THERMAL INSULATION ABOVE THE FLOOR
For terrace thermal insulation, only rigid or semi-rigid thermal insulation materials can be used, depending on the type of terrace and the type of waterproofing.
The slope of the terrace – up to 3 degrees – can be created using the thermal insulation material.
The options for thermal insulation include materials such as:
• bitumen-coated expanded polystyrene EPS 200;
• rigid basalt wool;
• rigid polyurethane foam (PIR) panels;
The minimum thickness of the thermal insulation material is recommended to be at least 20 cm, depending on the thermal insulation of the terrace floor
Remember that the correct sizing of thermal insulation is subject to thermal engineering calculations!
For terraces, we usually recommend bituminous waterproofing membranes with polyester reinforcement, providing flexibility at -20 degrees Celsius and a thickness of 5 mm.
Another high-performance option for terrace waterproofing is PVC membranes.
Regardless of the type of terrace detail, it is mandatory to install a vapor barrier film at the underside of the floor to prevent vapor transfer through the floor structure to the upper layers.
As a general rule, it is advisable to avoid piercing this barrier with technical routes, installations, or chimney flues, etc.
All these penetrations must be taken into account from the modeling phase.
ATTENTION!!! Sealing and thermal insulation without thermal bridges are two of the most important factors in achieving a construction with a healthy indoor microclimate and energy efficiency.
For walkable terraces, floating floors on pedestals or decking made of wood or composites are recommended.
For green terraces, only the extensive option with low-height plants and covering approximately 25% of the terrace area is recommended.
Water drainage should be directed towards gutters or hidden downpipes, and only in special cases should drain outlets pass through the interior of the structure.
In all drainage options, it is recommended to include anti-freezing systems to prevent water from freezing and causing blockages.
For the installation of skylights or domes, there are integration options with the terrace details, with the consideration that this should be taken into account during the design phase.
TECHNICAL OPENINGS AND INSTALLATIONS
As a general rule, we recommend avoiding technical penetrations through the terrace floor.
In case ventilation/exhaust/air conditioning equipment will be installed, they should be planned during the design phase to provide the necessary supports for their installation without compromising the terrace waterproofing.

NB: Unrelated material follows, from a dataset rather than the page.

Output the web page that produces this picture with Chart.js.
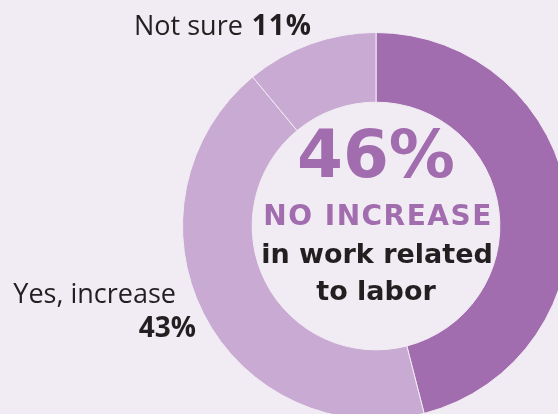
<!DOCTYPE html>
<html>
<head>
<meta charset="utf-8">
<script src="https://cdn.jsdelivr.net/npm/chart.js@4/dist/chart.umd.min.js"></script>
<style>
  html, body { margin: 0; padding: 0; overflow: hidden; background: #f1ebf3; }
  #wrap { position: relative; width: 600px; height: 440px; }
</style>
</head>
<body>
<div id="wrap"><canvas id="chart"></canvas></div>
<script>
// Survey answers, clockwise from 12 o'clock
var categories = ['No increase', 'Yes, increase', 'Not sure'];
var shares = [46, 43, 11];
var sliceColors = ['#a26daf', '#c8aad3', '#c8aad3'];

// Headline lines inside the hole
var centerLines = ['NO INCREASE', 'in work related', 'to labor'];

var LABEL_FONT = '"Open Sans", Lato, sans-serif';
var HEAD_FONT = '"DejaVu Sans", "Open Sans", sans-serif';
var DARK = '#231f20';
var PURPLE = '#a26daf';

// Draws the headline in the hole and the two outside callouts
var annotate = {
  id: 'annotate',
  afterDraw: function (chart) {
    var ctx = chart.ctx;
    var arc = chart.getDatasetMeta(0).data[0];
    var cx = arc.x;
    var cy = arc.y;

    ctx.save();
    ctx.textAlign = 'center';
    ctx.textBaseline = 'alphabetic';

    ctx.fillStyle = PURPLE;
    ctx.font = 'bold 66px ' + HEAD_FONT;
    ctx.fillText(shares[0] + '%', cx, cy - 49);

    // the all-caps line runs a little wider than the rest
    ctx.font = 'bold 28px ' + HEAD_FONT;
    ctx.letterSpacing = '1.5px';
    ctx.fillText(centerLines[0], cx + 2, cy - 1);
    ctx.letterSpacing = '0px';

    ctx.fillStyle = DARK;
    ctx.font = 'bold 27px ' + HEAD_FONT;
    ctx.fillText(centerLines[1], cx + 1, cy + 37);
    ctx.fillText(centerLines[2], cx, cy + 74);

    // "Not sure 11%" above the small slice
    ctx.textAlign = 'left';
    ctx.font = '27px ' + LABEL_FONT;
    var notSure = categories[2] + ' ';
    ctx.fillText(notSure, 134, 35);
    var w = ctx.measureText(notSure).width;
    ctx.font = 'bold 28px ' + LABEL_FONT;
    ctx.letterSpacing = '1px';
    ctx.fillText(shares[2] + '%', 136 + w, 35);
    ctx.letterSpacing = '0px';

    // "Yes, increase 43%" left of the ring
    ctx.textAlign = 'right';
    ctx.font = '27px ' + LABEL_FONT;
    ctx.fillText(categories[1], 176, 303);
    ctx.font = 'bold 28px ' + LABEL_FONT;
    ctx.fillText(shares[1] + '%', 196, 337);

    ctx.restore();
  }
};

new Chart(document.getElementById('chart'), {
  type: 'doughnut',
  data: {
    labels: categories,
    datasets: [
      {
        data: shares,
        backgroundColor: sliceColors,
        borderColor: '#f1ebf3',
        borderWidth: 1,
        hoverOffset: 0,
      },
    ],
  },
  options: {
    responsive: true,
    maintainAspectRatio: false,
    animation: false,
    cutout: '64%',
    layout: {
      padding: { left: 182, top: 32, right: 30, bottom: 20 },
    },
    plugins: {
      legend: { display: false },
      tooltip: { enabled: false },
    },
  },
  plugins: [annotate],
});
</script>
</body>
</html>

Waterproofing should be doubled in circulation and support areas.
GYPSUM BOARD CLADDING ON THE UNDERSIDE OF THE FLOOR
It is the simplest and most efficient method to enclose the undersides of the floors.

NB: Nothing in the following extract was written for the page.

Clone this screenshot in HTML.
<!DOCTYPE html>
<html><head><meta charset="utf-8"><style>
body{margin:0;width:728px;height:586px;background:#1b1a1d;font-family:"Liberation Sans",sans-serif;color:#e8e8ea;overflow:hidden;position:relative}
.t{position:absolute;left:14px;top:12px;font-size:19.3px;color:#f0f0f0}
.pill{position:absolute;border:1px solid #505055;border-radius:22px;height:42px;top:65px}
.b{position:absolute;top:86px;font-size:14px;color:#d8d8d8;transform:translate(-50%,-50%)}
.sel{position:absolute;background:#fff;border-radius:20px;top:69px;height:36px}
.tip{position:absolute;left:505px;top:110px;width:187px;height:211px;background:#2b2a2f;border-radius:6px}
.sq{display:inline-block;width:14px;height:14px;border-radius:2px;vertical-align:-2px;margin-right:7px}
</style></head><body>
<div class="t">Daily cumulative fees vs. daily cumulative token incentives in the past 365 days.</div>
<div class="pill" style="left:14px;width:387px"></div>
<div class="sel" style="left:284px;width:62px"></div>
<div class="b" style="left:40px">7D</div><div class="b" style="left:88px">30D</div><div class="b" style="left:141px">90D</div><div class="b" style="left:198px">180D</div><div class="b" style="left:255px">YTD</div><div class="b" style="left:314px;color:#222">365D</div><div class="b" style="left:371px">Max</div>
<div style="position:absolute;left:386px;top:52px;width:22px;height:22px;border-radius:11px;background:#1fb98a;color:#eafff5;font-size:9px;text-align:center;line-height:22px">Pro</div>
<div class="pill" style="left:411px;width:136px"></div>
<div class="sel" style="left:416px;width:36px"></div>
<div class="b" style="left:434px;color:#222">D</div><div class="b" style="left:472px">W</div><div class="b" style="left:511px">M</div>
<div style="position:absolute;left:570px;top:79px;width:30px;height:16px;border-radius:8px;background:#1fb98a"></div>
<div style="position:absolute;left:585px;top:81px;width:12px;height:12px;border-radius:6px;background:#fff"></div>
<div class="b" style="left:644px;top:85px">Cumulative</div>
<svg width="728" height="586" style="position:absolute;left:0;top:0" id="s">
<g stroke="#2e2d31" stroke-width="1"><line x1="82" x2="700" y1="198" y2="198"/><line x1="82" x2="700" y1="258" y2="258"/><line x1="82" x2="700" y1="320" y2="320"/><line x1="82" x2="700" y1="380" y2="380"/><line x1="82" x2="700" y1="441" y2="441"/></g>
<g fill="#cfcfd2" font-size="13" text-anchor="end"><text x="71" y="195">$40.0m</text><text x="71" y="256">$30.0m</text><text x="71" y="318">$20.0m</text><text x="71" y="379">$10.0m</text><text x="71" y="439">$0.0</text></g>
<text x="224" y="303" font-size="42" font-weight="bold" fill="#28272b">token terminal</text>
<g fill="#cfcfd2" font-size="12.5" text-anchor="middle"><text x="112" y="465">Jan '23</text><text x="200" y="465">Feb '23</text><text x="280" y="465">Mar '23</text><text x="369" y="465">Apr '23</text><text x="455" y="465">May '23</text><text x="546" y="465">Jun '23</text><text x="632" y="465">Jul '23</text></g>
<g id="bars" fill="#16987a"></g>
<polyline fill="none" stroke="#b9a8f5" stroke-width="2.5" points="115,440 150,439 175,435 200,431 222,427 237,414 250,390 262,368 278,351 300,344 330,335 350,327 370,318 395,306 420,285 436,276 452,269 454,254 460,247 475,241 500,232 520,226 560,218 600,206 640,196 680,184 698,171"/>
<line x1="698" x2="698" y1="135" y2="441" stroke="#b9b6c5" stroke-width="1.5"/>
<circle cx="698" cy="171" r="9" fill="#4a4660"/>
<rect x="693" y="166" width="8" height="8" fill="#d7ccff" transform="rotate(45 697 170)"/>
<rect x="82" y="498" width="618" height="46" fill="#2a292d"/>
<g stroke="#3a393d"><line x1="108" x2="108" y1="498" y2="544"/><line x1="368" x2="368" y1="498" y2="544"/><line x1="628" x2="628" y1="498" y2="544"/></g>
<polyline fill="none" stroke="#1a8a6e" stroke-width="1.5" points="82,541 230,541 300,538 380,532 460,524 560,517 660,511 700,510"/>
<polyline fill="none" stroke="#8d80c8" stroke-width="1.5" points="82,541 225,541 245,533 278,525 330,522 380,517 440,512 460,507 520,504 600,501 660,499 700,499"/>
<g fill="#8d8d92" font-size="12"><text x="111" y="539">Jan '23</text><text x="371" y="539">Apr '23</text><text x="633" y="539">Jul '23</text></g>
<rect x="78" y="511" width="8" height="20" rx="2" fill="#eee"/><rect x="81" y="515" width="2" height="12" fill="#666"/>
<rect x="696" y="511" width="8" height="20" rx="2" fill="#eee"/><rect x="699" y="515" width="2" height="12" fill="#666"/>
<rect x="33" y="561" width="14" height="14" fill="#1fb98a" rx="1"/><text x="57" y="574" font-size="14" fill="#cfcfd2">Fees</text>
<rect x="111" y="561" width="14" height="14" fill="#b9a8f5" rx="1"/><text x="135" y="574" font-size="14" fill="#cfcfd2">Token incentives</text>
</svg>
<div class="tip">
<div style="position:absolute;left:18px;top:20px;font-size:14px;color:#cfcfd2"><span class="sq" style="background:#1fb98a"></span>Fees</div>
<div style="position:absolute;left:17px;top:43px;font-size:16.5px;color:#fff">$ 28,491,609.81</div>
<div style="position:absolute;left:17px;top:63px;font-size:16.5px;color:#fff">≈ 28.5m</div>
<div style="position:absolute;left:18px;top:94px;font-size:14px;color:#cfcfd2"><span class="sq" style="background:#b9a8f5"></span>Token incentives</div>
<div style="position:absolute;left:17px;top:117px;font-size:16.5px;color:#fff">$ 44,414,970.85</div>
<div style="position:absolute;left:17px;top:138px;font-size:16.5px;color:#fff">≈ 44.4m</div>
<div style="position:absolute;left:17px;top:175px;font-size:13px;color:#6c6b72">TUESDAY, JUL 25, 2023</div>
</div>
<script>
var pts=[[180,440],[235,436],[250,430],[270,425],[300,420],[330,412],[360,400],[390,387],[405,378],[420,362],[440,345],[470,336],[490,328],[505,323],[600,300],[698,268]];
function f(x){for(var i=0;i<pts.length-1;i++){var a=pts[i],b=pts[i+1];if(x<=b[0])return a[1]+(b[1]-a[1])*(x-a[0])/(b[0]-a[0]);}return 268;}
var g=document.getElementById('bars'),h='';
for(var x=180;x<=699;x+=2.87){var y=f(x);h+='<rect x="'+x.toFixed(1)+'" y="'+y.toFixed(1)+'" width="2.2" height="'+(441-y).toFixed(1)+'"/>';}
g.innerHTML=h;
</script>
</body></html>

Gypsum boards can be either attached to the frame structure or fixed to the OSB board on its underside.
Depending on the project requirements, all recommended installation details by gypsum board system manufacturers can be used.
DETAILS OF LOW-SLOPE ROOFS
Although they fall under the terrace category, low-slope roofs, with slopes between 5 and 15 degrees, provide an efficient solution for enclosing the upper part of the frame structure, combining the advantages of terraces and sloped roofs.
C/U 160, 200, 300 profiles are used depending on the spans between supports and the roof area.
The roof can be designed with attics on three sides, similar to terraces, or with a projecting roof structure, depending on the architectural design.
Thermal protection is achieved by installing an insulation layer with a thickness of up to 12 cm to prevent thermal bridging through the roof structure.” ”Depending on the type of roofing, rigid or semi-rigid thermal insulation materials such as mineral wool, PIR, or expanded polystyrene (EPS) can be used.
For low-slope roofs, it is recommended to use roofing materials that can be installed in a single strip or, according to the manufacturer’s installation guidelines, on slopes as low as 15 degrees.
Options include double-folded or click-lock metal sheets, corrugated sheets, bituminous shingles, or even prefabricated panels.
As a general rule, low-slope roofs should have a single slope without valleys!